C'est officiel : le Sénat a restreint l'application des actions de groupe dans le cadre de la santé. Très populaires aux Etats-Unis, les actions de groupe réunissent des consommateurs qui s’estiment lésés par l’action ou les produits d’un même professionnel et qui exigent ensemble des réparations matérielles.
Entrée en vigueur en France en 2014, cette procédure est désormais proposée dans le cadre de la loi de santé, pour les personnes demandant réparation des préjudices corporels causés par l'utilisation de produits de santé.
Des limitations concrètes
Les sénateurs ont choisi hier de voter les amendements proposés par la Commission des Affaires Sociales du Sénat. Ils imposent des limitations concrètes à ceux qui veulent avoir recours à des actions de groupe pour un problème de santé.

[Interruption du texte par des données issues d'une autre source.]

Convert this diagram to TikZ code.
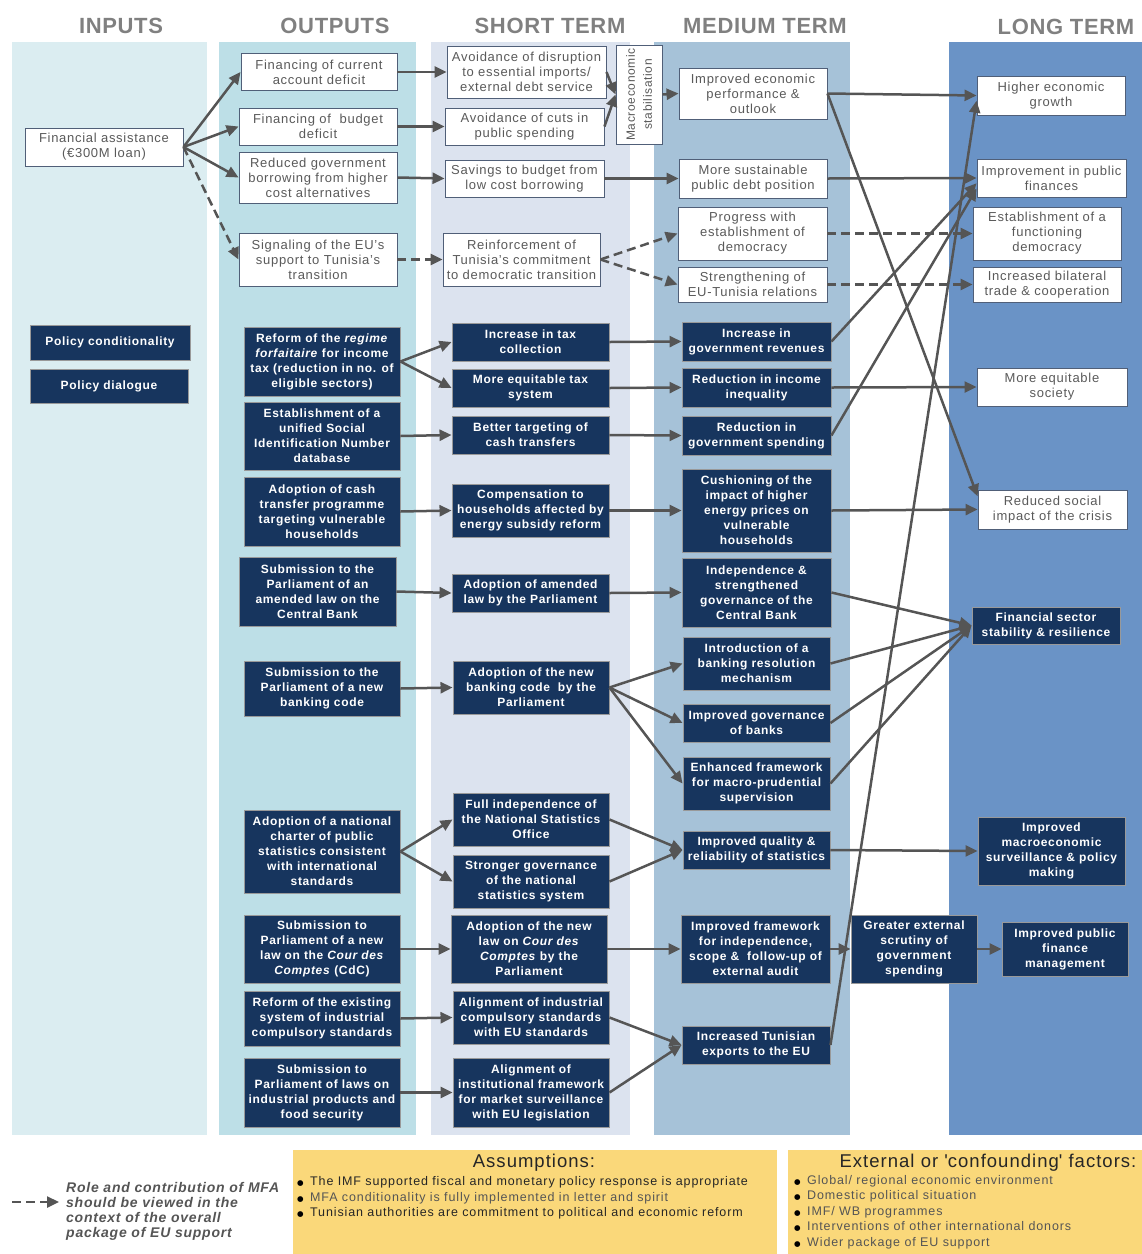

Leur proposition phare : seules les associations d’usagers du système de santé agréées au niveau national seront autorisées à mener à bien la procédure. Les sénateurs justifient cette décision par deux raisons : ils veulent éviter d’encombrer les tribunaux, et s’assurer que les acteurs qui portent l’action disposent de l’expérience nécessaire. Ils estiment que les 400 associations agréées au niveau régional aujourd’hui ne sont pas toutes qualifiées pour remplir cette mission.
Par ailleurs, les sénateurs ont réduit le délai maximum au cours duquel les victimes peuvent se joindre à une procédure. A l’origine d’une durée de cinq ans, ils ont voté pour un délai ramené à trois ans. Une mesure qui vise à rassurer les professionnels de santé susceptibles d’être poursuivis.
Le recours à l’amiable est enfin privilégié. Un « alignement du régime de la médiation en matière d'action de groupe sur le droit commun » est ainsi prévu, afin d’accélérer les procédures.
Des incohérences dans la loi
Ces restrictions interviennent alors que de nombreux experts juridiques pointent des incohérences dans la mesure d’actions de groupe proposée par la loi de santé à l’article 45.
La procédure est collective, mais l’indemnisation ne peut se faire que sur des bases individuelles. Il s’agit de prouver, pour chaque victime participant à la class action, le lien entre le produit et le préjudice. L’intérêt d’engager une action de groupe est donc limité, puisque les dossiers restent individuels.
Interrogé par le journal Le Monde, Patrick Errard, président du Leem, préconise plutôt une modernisation du système d’indemnisation de l’ONIAM, l’Office National d’indemnisation des accidents médicaux.
Deux autres mesures approuvées
Bonne nouvelle pour les anciens malades du cancer : les sénateurs se sont aussi prononcé en faveur d'un « droit à l’oubli ». Le délai maximum fixé pour accorder ce droit est désormais de 10 ans et non plus à 15 ans. Cette mesure permet de garantir une égalité d’accès aux emprunts bancaires et aux assurances. En effet, les personnes guéries n'auront plus à partager leurs antécédents médicaux, ce qui, dans les faits, les contraignaient souvent à payer des primes près de deux fois plus importantes que la normale.
Par ailleurs, les sénateurs ont voté la transparence des liens d'intérêts entre les laboratoires pharmaceutiques et les professionnels de la santé. Chaque contrat devra à présent être publié, alors que jusqu'ici, seul le montant total de tous les contrats était rendu publique.